デザイナー的思考で、イノベーションが加速する

――やはり経営層の意識変革が最大の課題ですね。

 特に「カネを握っている人」の意識が変わらないといけません。そのためには「デザインの力」の数値化が必要です。というわけで、今一橋大学データ・デザイン研究センターで「デザイン経営の標準KPI策定」の研究に取り組んでいます。ソニー社内の仕組みを基に、デザイン組織のパフォーマンスを定量的に評価する指標を作ろうとしているのです。こんなことをしていると「鷲田はデザイナーばかり出世させようとしてる」と憎まれるのですが、権力争いが起きるところまで来たと思えば、悪いことではありません。

――経営層でデザイナーが活躍するようになると、企業活動はどう変わるでしょうか。

 より創造的になると思います。課題解決に向き合う姿勢として「アナリシス(分析)」と「シンセシス(構成)」があります。原因を明らかにして、それをつぶそうとするのが前者、つぶせなかったときに別の道を探るのが後者です。科学者はアナリシスにたけていますが、デザイナーはシンセシスがうまい。原因がつぶせなかったときに、それでもできることがないかを考えるのが「創造性」です。

 コロナ禍でも、初期は各国がウイルスの封じ込めに躍起になりましたが、ゼロが無理なら、どこかで共存の方法を探るしかない。マスクを外せないなら、せめてマスクをかわいくしようとかね。感染症の専門家は「そんなの無意味」と笑うでしょうが、ささいなことの積み重ねが、実は解決に向かう一つの道になり得るのです。

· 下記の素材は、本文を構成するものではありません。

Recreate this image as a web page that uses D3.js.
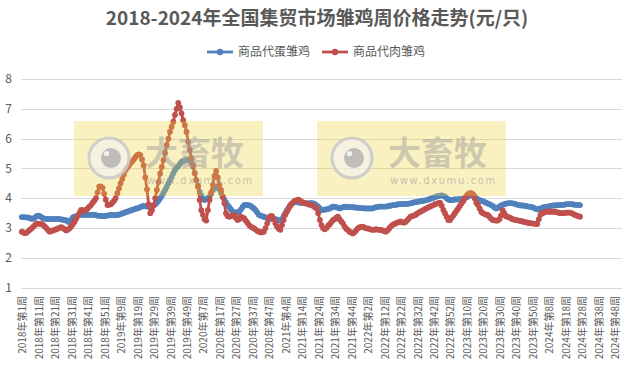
<!DOCTYPE html>
<html>
<head>
<meta charset="utf-8">
<script src="https://cdn.jsdelivr.net/npm/d3@7"></script>
<style>
  body { margin: 0; background: #fff; }
  text { font-family: "Noto Sans CJK SC", "Noto Sans", sans-serif; }
</style>
</head>
<body>
<div id="chart"></div>
<script>
// Data ----------------------------------------------------------------------->

const chartTitle = '2018-2024年全国集贸市场雏鸡周价格走势(元/只)';
const seriesNames = ['商品代蛋雏鸡', '商品代肉雏鸡'];
const seriesColors = ['#4f81bd', '#c0504d'];

// ISO weeks per year, categories run 2018 W1 .. 2024 W52
const years = [2018, 2019, 2020, 2021, 2022, 2023, 2024];
const weeksInYear = [52, 52, 53, 52, 52, 52, 52];
const yTicks = [1, 2, 3, 4, 5, 6, 7, 8];

// weekly prices (yuan / chick), 2018 W1 onwards
const eggChick = [
  3.37, 3.37, 3.36, 3.36, 3.35, 3.33, 3.31, 3.32, 3.36, 3.40,
  3.42, 3.40, 3.36, 3.33, 3.31, 3.31, 3.30, 3.31, 3.31, 3.30,
  3.30, 3.31, 3.31, 3.30, 3.29, 3.28, 3.27, 3.26, 3.21, 3.20,
  3.28, 3.36, 3.38, 3.40, 3.42, 3.44, 3.44, 3.45, 3.44, 3.44,
  3.45, 3.44, 3.44, 3.45, 3.44, 3.43, 3.42, 3.41, 3.41, 3.40,
  3.40, 3.41, 3.42, 3.43, 3.44, 3.44, 3.43, 3.44, 3.44, 3.45,
  3.47, 3.49, 3.51, 3.53, 3.55, 3.57, 3.59, 3.61, 3.63, 3.65,
  3.66, 3.68, 3.70, 3.73, 3.74, 3.73, 3.72, 3.72, 3.73, 3.75,
  3.77, 3.80, 3.85, 3.92, 4.00, 4.08, 4.18, 4.28, 4.39, 4.50,
  4.61, 4.72, 4.84, 4.95, 5.02, 5.08, 5.15, 5.23, 5.25, 5.27,
  5.28, 5.28, 5.25, 5.18, 5.06, 4.85, 4.61, 4.42, 4.22, 4.10,
  3.98, 3.94, 3.97, 4.00, 4.05, 4.15, 4.28, 4.33, 4.37, 4.39,
  4.30, 4.18, 4.05, 3.95, 3.86, 3.77, 3.70, 3.63, 3.56, 3.50,
  3.52, 3.54, 3.55, 3.62, 3.70, 3.77, 3.78, 3.77, 3.77, 3.74,
  3.70, 3.66, 3.60, 3.52, 3.44, 3.42, 3.40, 3.38, 3.36, 3.34,
  3.32, 3.30, 3.30, 3.30, 3.30, 3.28, 3.26, 3.25, 3.30, 3.40,
  3.50, 3.60, 3.68, 3.77, 3.82, 3.86, 3.88, 3.87, 3.86, 3.85,
  3.85, 3.84, 3.84, 3.83, 3.83, 3.84, 3.84, 3.83, 3.80, 3.76,
  3.72, 3.66, 3.61, 3.61, 3.62, 3.63, 3.64, 3.66, 3.69, 3.72,
  3.71, 3.70, 3.68, 3.66, 3.68, 3.70, 3.71, 3.72, 3.71, 3.70,
  3.70, 3.70, 3.69, 3.69, 3.68, 3.68, 3.67, 3.67, 3.66, 3.66,
  3.66, 3.66, 3.66, 3.66, 3.68, 3.70, 3.71, 3.72, 3.72, 3.72,
  3.72, 3.72, 3.73, 3.74, 3.75, 3.77, 3.77, 3.78, 3.79, 3.80,
  3.80, 3.80, 3.81, 3.81, 3.81, 3.82, 3.83, 3.84, 3.86, 3.87,
  3.88, 3.89, 3.90, 3.91, 3.92, 3.93, 3.94, 3.96, 3.98, 4.00,
  4.02, 4.04, 4.06, 4.08, 4.09, 4.10, 4.08, 4.05, 4.00, 3.96,
  3.94, 3.94, 3.95, 3.96, 3.96, 3.96, 3.97, 3.98, 3.99, 4.00,
  4.03, 4.06, 4.09, 4.11, 4.10, 4.06, 4.00, 3.96, 3.94, 3.92,
  3.90, 3.88, 3.85, 3.82, 3.80, 3.77, 3.74, 3.70, 3.66, 3.68,
  3.72, 3.76, 3.78, 3.80, 3.82, 3.83, 3.84, 3.84, 3.83, 3.82,
  3.80, 3.78, 3.77, 3.76, 3.76, 3.75, 3.74, 3.73, 3.72, 3.71,
  3.70, 3.68, 3.65, 3.63, 3.64, 3.66, 3.68, 3.70, 3.71, 3.72,
  3.73, 3.74, 3.75, 3.76, 3.76, 3.77, 3.77, 3.77, 3.78, 3.78,
  3.79, 3.80, 3.80, 3.80, 3.80, 3.79, 3.78, 3.78, 3.77, 3.77
];
const broilerChick = [
  2.88, 2.85, 2.83, 2.85, 2.90, 2.95, 2.99, 3.05, 3.10, 3.16,
  3.15, 3.14, 3.14, 3.10, 3.05, 2.99, 2.93, 2.88, 2.90, 2.92,
  2.94, 2.96, 2.99, 3.01, 3.03, 3.00, 2.96, 2.92, 2.95, 2.99,
  3.05, 3.13, 3.21, 3.31, 3.41, 3.51, 3.61, 3.60, 3.58, 3.61,
  3.66, 3.72, 3.77, 3.85, 3.92, 4.00, 4.20, 4.39, 4.40, 4.35,
  4.15, 3.95, 3.77, 3.78, 3.80, 3.85, 3.92, 4.00, 4.17, 4.33,
  4.50, 4.65, 4.80, 4.95, 5.02, 5.10, 5.17, 5.23, 5.30, 5.38,
  5.45, 5.47, 5.45, 5.30, 5.10, 4.70, 4.30, 3.80, 3.50, 3.60,
  3.75, 4.00, 4.28, 4.55, 4.83, 5.05, 5.28, 5.52, 5.79, 6.00,
  6.23, 6.40, 6.57, 6.80, 7.00, 7.20, 7.05, 6.85, 6.62, 6.45,
  6.23, 5.90, 5.62, 5.34, 5.10, 4.84, 4.60, 4.39, 3.94, 3.60,
  3.45, 3.30, 3.25, 3.60, 3.94, 4.20, 4.45, 4.75, 4.92, 4.70,
  4.45, 4.28, 4.05, 3.83, 3.50, 3.40, 3.38, 3.40, 3.42, 3.44,
  3.35, 3.27, 3.30, 3.38, 3.35, 3.33, 3.25, 3.18, 3.10, 3.05,
  3.02, 2.99, 2.95, 2.91, 2.88, 2.86, 2.86, 2.88, 3.00, 3.16,
  3.35, 3.40, 3.40, 3.30, 3.16, 3.05, 2.98, 2.94, 3.10, 3.27,
  3.45, 3.55, 3.65, 3.75, 3.82, 3.88, 3.92, 3.94, 3.95, 3.92,
  3.88, 3.85, 3.83, 3.82, 3.80, 3.78, 3.77, 3.74, 3.70, 3.66,
  3.50, 3.27, 3.10, 2.99, 2.96, 3.00, 3.08, 3.13, 3.20, 3.27,
  3.30, 3.35, 3.38, 3.30, 3.22, 3.16, 3.05, 2.98, 2.94, 2.88,
  2.85, 2.82, 2.86, 2.92, 2.99, 3.02, 3.04, 3.05, 3.02, 2.99,
  2.99, 2.97, 2.95, 2.94, 2.94, 2.96, 2.95, 2.94, 2.94, 2.92,
  2.90, 2.88, 2.92, 2.98, 3.05, 3.10, 3.13, 3.16, 3.18, 3.20,
  3.22, 3.20, 3.18, 3.20, 3.26, 3.32, 3.38, 3.40, 3.42, 3.44,
  3.48, 3.52, 3.55, 3.58, 3.61, 3.64, 3.67, 3.70, 3.72, 3.75,
  3.77, 3.80, 3.82, 3.84, 3.85, 3.75, 3.61, 3.50, 3.38, 3.27,
  3.27, 3.35, 3.42, 3.50, 3.58, 3.66, 3.74, 3.82, 3.90, 4.00,
  4.08, 4.14, 4.17, 4.17, 4.14, 4.00, 3.85, 3.77, 3.66, 3.55,
  3.50, 3.47, 3.45, 3.44, 3.38, 3.32, 3.27, 3.26, 3.25, 3.25,
  3.30, 3.42, 3.60, 3.50, 3.40, 3.38, 3.36, 3.33, 3.30, 3.28,
  3.27, 3.26, 3.25, 3.24, 3.22, 3.21, 3.20, 3.18, 3.17, 3.16,
  3.16, 3.15, 3.14, 3.14, 3.30, 3.45, 3.50, 3.52, 3.55, 3.55,
  3.55, 3.55, 3.54, 3.55, 3.55, 3.53, 3.52, 3.50, 3.50, 3.50,
  3.51, 3.52, 3.52, 3.52, 3.50, 3.47, 3.44, 3.42, 3.40, 3.38
];

// Setup ---------------------------------------------------------------------->

const width = 634, height = 375;
const plot = { left: 21, right: 622, top: 79, bottom: 287.7 };
const textColor = '#595959';

const weeks = [];
years.forEach((yr, k) => {
  for (let w = 1; w <= weeksInYear[k]; w++) weeks.push(yr + '年第' + w + '周');
});
const tickWeeks = weeks.filter((d, i) => i % 10 === 0);

const svg = d3.select('#chart')
  .append('svg')
    .attr('width', width)
    .attr('height', height);

const x = d3.scalePoint()
  .domain(weeks)
  .range([plot.left, plot.right])
  .padding(0.5);
const y = d3.scaleLinear()
  .domain([1, 8])
  .range([plot.bottom, plot.top]);

// Title and legend ----------------------------------------------------------->

svg.append('text')
  .attr('x', 317)
  .attr('y', 25)
  .attr('text-anchor', 'middle')
  .style('font-size', '19px')
  .style('font-weight', 'bold')
  .style('fill', textColor)
  .text(chartTitle);

const legendX = [207, 322];
const legend = svg.append('g')
  .selectAll('g')
  .data(seriesNames)
  .join('g')
    .attr('transform', (d, i) => 'translate(' + legendX[i] + ',52)');
legend.append('line')
  .attr('x1', 0).attr('x2', 26)
  .attr('stroke', (d, i) => seriesColors[i])
  .attr('stroke-width', 2.8);
legend.append('circle')
  .attr('cx', 13).attr('r', 3.2)
  .attr('fill', (d, i) => seriesColors[i]);
legend.append('text')
  .attr('x', 31)
  .attr('dy', '0.36em')
  .style('font-size', '12px')
  .style('fill', textColor)
  .text(d => d);

// Grid and axes -------------------------------------------------------------->

svg.append('g')
  .selectAll('line')
  .data(yTicks)
  .join('line')
    .attr('x1', plot.left)
    .attr('x2', plot.right)
    .attr('y1', d => Math.round(y(d)) + 0.5)
    .attr('y2', d => Math.round(y(d)) + 0.5)
    .attr('stroke', '#d9d9d9')
    .attr('stroke-width', 1);

svg.append('g')
  .selectAll('text')
  .data(yTicks)
  .join('text')
    .attr('x', 12)
    .attr('y', d => y(d))
    .attr('dy', '0.35em')
    .attr('text-anchor', 'end')
    .style('font-size', '12px')
    .style('fill', textColor)
    .text(d => d);

svg.append('g')
  .selectAll('text')
  .data(tickWeeks)
  .join('text')
    .attr('transform', d => 'translate(' + (x(d) + 1) + ',296) rotate(-90)')
    .attr('dy', '0.35em')
    .attr('text-anchor', 'end')
    .style('font-size', '10px')
    .style('fill', textColor)
    .text(d => d);

// Series --------------------------------------------------------------------->

const line = d3.line()
  .x((d, i) => x(weeks[i]))
  .y(d => y(d));

[eggChick, broilerChick].forEach((series, k) => {
  const g = svg.append('g');
  g.append('path')
    .datum(series)
    .attr('fill', 'none')
    .attr('stroke', seriesColors[k])
    .attr('stroke-width', 2.8)
    .attr('stroke-linejoin', 'round')
    .attr('d', line);
  g.selectAll('circle')
    .data(series)
    .join('circle')
      .attr('cx', (d, i) => x(weeks[i]))
      .attr('cy', d => y(d))
      .attr('r', 2.9)
      .attr('fill', seriesColors[k]);
});

// Watermarks (drawn over the plot, semi transparent) ------------------------->

const marks = [74, 317];
const wm = svg.append('g')
  .selectAll('g')
  .data(marks)
  .join('g')
    .attr('transform', d => 'translate(' + d + ',121)');
wm.append('rect')
  .attr('width', 189)
  .attr('height', 75)
  .attr('fill', 'rgb(240,210,50)')
  .attr('opacity', 0.3);
wm.append('circle')
  .attr('cx', 35).attr('cy', 37).attr('r', 20)
  .attr('fill', '#f4f4f4')
  .attr('fill-opacity', 0.6)
  .attr('stroke', '#c8c8c8')
  .attr('stroke-width', 3)
  .attr('stroke-opacity', 0.85);
wm.append('circle')
  .attr('cx', 37).attr('cy', 37).attr('r', 10)
  .attr('fill', '#b4b4b4')
  .attr('opacity', 0.85);
wm.append('circle')
  .attr('cx', 32.5).attr('cy', 32.5).attr('r', 2.6)
  .attr('fill', '#f2f2f2');
wm.append('text')
  .attr('x', 71)
  .attr('y', 44)
  .style('font-size', '33px')
  .style('font-weight', 'bold')
  .style('fill', '#999')
  .style('opacity', 0.45)
  .text('大畜牧');
wm.append('text')
  .attr('x', 73)
  .attr('y', 63)
  .style('font-family', '"DejaVu Sans", sans-serif')
  .style('font-size', '10px')
  .style('letter-spacing', '1.6px')
  .style('fill', '#999')
  .style('opacity', 0.55)
  .text('www.dxumu.com');
</script>
</body>
</html>
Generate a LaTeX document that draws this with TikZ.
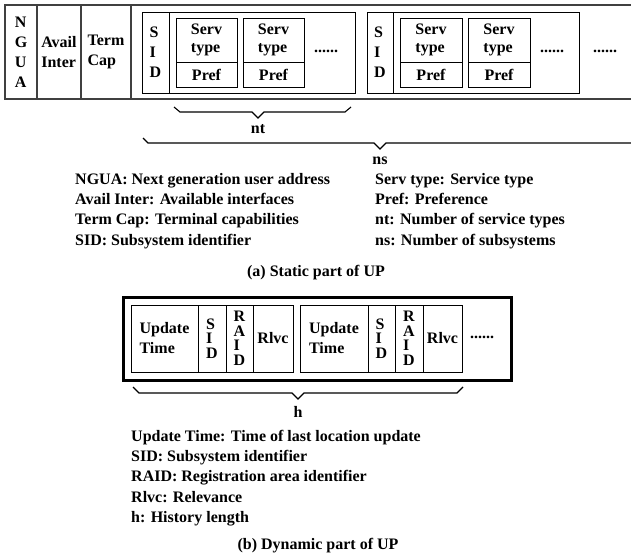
\documentclass[tikz,border=0pt]{standalone}
\usepackage{fontspec}
\setmainfont{Liberation Serif}
\usetikzlibrary{calc}
\begin{document}
\begin{tikzpicture}[x=1pt,y=-1pt,
  font=\bfseries\fontsize{16}{19}\selectfont,
  cell/.style={draw, line width=0.9pt, inner sep=0pt, outer sep=0pt, anchor=north west, align=left},
  frame/.style={draw=black!75, line width=1.8pt},
  lbl/.style={anchor=base west, inner sep=0pt},
  captxt/.style={anchor=base, inner sep=0pt},
  dots/.style={inner sep=0pt},
  bracepath/.style={line width=1.1pt, line join=miter},
  stackA/.style={font=\bfseries\fontsize{16}{20}\selectfont},
  stackB/.style={font=\bfseries\fontsize{16}{18}\selectfont},
  stackC/.style={font=\bfseries\fontsize{16}{14.5}\selectfont}
]
\useasboundingbox (0,0) rectangle (631,557);

% ---------- (a) static part ----------
\node[cell, frame, stackA, minimum width=32pt, minimum height=94pt] (ngua) at (5,5) {N\\G\\U\\A};
\node[cell, frame, stackA, minimum width=44pt, minimum height=94pt] (avail) at (37,5) {Avail\\Inter};
\node[cell, frame, stackA, minimum width=50pt, minimum height=94pt] (term) at (81,5) {Term\\Cap};
\coordinate (rt) at (631,5);
\coordinate (rb) at (631,99);
\draw[frame] (term.north east) -- (rt);
\draw[frame] (term.south east) -- (rb);

% subsystem 1
\node[cell, minimum width=213pt, minimum height=81pt] (box1) at (142,12) {};
\node[cell, stackA, minimum width=27pt, minimum height=81pt] (sid1) at (142,12) {S\\I\\D};
\node[cell, stackB, minimum width=61pt, minimum height=44pt] (st1) at (176,18) {Serv\\type};
\node[cell, minimum width=61pt, minimum height=25pt] (pf1) at (176,62) {Pref};
\node[cell, stackB, minimum width=61pt, minimum height=44pt] (st2) at (243,18) {Serv\\type};
\node[cell, minimum width=61pt, minimum height=25pt] (pf2) at (243,62) {Pref};
\node[dots] (d1) at (326,51) {......};

% subsystem 2
\node[cell, minimum width=212pt, minimum height=81pt] (box2) at (367,12) {};
\node[cell, stackA, minimum width=26pt, minimum height=81pt] (sid2) at (367,12) {S\\I\\D};
\node[cell, stackB, minimum width=62pt, minimum height=44pt] (st3) at (400,18) {Serv\\type};
\node[cell, minimum width=62pt, minimum height=25pt] (pf3) at (400,62) {Pref};
\node[cell, stackB, minimum width=62pt, minimum height=44pt] (st4) at (468,18) {Serv\\type};
\node[cell, minimum width=62pt, minimum height=25pt] (pf4) at (468,62) {Pref};
\node[dots] (d2) at (552,51) {......};
\node[dots] (d3) at (605,51) {......};

% braces
\coordinate (nt1) at (174,107);
\coordinate (nt2) at (351,107);
\coordinate (nttip) at (258,118);
\draw[bracepath] (nt1) -- ++(6,5) -- ($(nttip)+(-6,-6)$) -- (nttip) -- ($(nttip)+(6,-6)$) -- ($(nt2)+(-6,5)$) -- (nt2);
\node[captxt] (ntl) at (258,133) {nt};

\coordinate (ns1) at (143,138);
\coordinate (ns2) at (631,143);
\coordinate (nstip) at (380,149);
\draw[bracepath] (ns1) -- ++(5,5) -- ($(nstip)+(-6,-6)$) -- (nstip) -- ($(nstip)+(6,-6)$) -- (ns2);
\node[captxt] (nsl) at (380,164) {ns};

% legend (a)
\node[lbl] (la1) at (75,184) {NGUA: Next generation user address};
\node[lbl] (la2) at (75,204) {Avail Inter: Available interfaces};
\node[lbl] (la3) at (75,224.5) {Term Cap: Terminal capabilities};
\node[lbl] (la4) at (75,245) {SID: Subsystem identifier};
\node[lbl] (lb1) at (375,184) {Serv type: Service type};
\node[lbl] (lb2) at (375,204) {Pref: Preference};
\node[lbl] (lb3) at (375,224.5) {nt: Number of service types};
\node[lbl] (lb4) at (375,245) {ns: Number of subsystems};

\node[captxt] (capa) at (316,276) {(a) Static part of UP};

% ---------- (b) dynamic part ----------
\node[cell, line width=3pt, minimum width=388pt, minimum height=83pt] (dyn) at (123,297) {};

\node[cell, stackA, minimum width=67pt, minimum height=67pt] (ut1) at (131,305) {Update\\Time};
\node[cell, stackC, minimum width=28pt, minimum height=67pt] (sd1) at (198,305) {S\\I\\D};
\node[cell, stackC, minimum width=27pt, minimum height=67pt] (ra1) at (226,305) {R\\A\\I\\D};
\node[cell, minimum width=40pt, minimum height=67pt] (rl1) at (253,305) {Rlvc};

\node[cell, stackA, minimum width=68pt, minimum height=67pt] (ut2) at (300,305) {Update\\Time};
\node[cell, stackC, minimum width=27pt, minimum height=67pt] (sd2) at (368,305) {S\\I\\D};
\node[cell, stackC, minimum width=28pt, minimum height=67pt] (ra2) at (395,305) {R\\A\\I\\D};
\node[cell, minimum width=39pt, minimum height=67pt] (rl2) at (423,305) {Rlvc};
\node[dots] (d4) at (482,337) {......};

\coordinate (h1) at (133,387);
\coordinate (h2) at (463,387);
\coordinate (htip) at (298,399);
\draw[bracepath] (h1) -- ++(6,6) -- ($(htip)+(-6,-6)$) -- (htip) -- ($(htip)+(6,-6)$) -- ($(h2)+(-6,6)$) -- (h2);
\node[captxt] (hl) at (298,417) {h};

\node[lbl] (lc1) at (131,441.5) {Update Time: Time of last location update};
\node[lbl] (lc2) at (131,461.5) {SID: Subsystem identifier};
\node[lbl] (lc3) at (131,481.5) {RAID: Registration area identifier};
\node[lbl] (lc4) at (131,502) {Rlvc: Relevance};
\node[lbl] (lc5) at (131,522) {h: History length};

\node[captxt] (capb) at (318,549) {(b) Dynamic part of UP};
\end{tikzpicture}
\end{document}
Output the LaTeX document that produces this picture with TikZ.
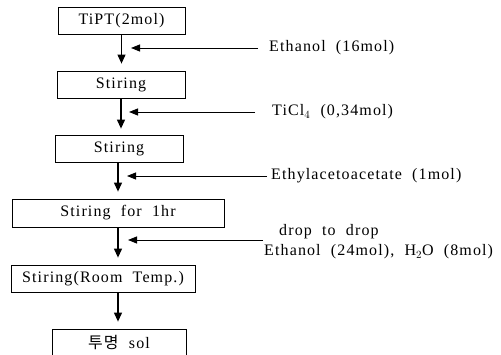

 貧困層にどれだけ就職をあっせんし、カネを配ってもスラム街はなくならない。それならいっそ「スラム街を観光地にしよう」というアプローチもあり得ます。貧困を売り物にするな、という批判は出るでしょう。でも、他者を招き入れるとアンタッチャブルではなくなり、少なくとも変化の糸口になります。地球温暖化も、CO2削減だけじゃなく、気温が上がった世界で暮らす方法を真面目に考えなくちゃいけない時期だと思います。

 複雑な問題は、アナリシスだけでは解決できません。しかし、技術者や科学者は原因が根絶できないことを認めたがらないので、行き詰まると思考停止してしまう。特にエリート教育を受けてきた人ほどプレッシャーに脆弱です。技術で行き詰まっても絶望せず、たくましく解決策を探り続けるためには、デザイナー的な思考が必要なのです。

――エンジニアリングとデザインの融合という意味では、デジタル監の浅沼氏のようなエンジニア出身のデザイナーも増えているように思います。

 これはいい動きだと思います。企業内エンジニアも、どんどんデザイナーを名乗ればいいんです。エンジニアが、手持ちの知識と技術を深めるだけで出世できる時代は終わりました。これからは横に広げていかなくちゃいけない。技術が同じでも、色や形、あるいは使い方を変えるだけで、まったく違う商品が生まれることはみんな知っています。デザインの要素を加えるだけでイノベーションにつながるのです。こうした動きを起こすには、開発プロセスの上流にデザイナーが必要です。経営者が理想ですが、参謀的な位置付けでもいい。すると、会社もビジネスも変わっていくと思います。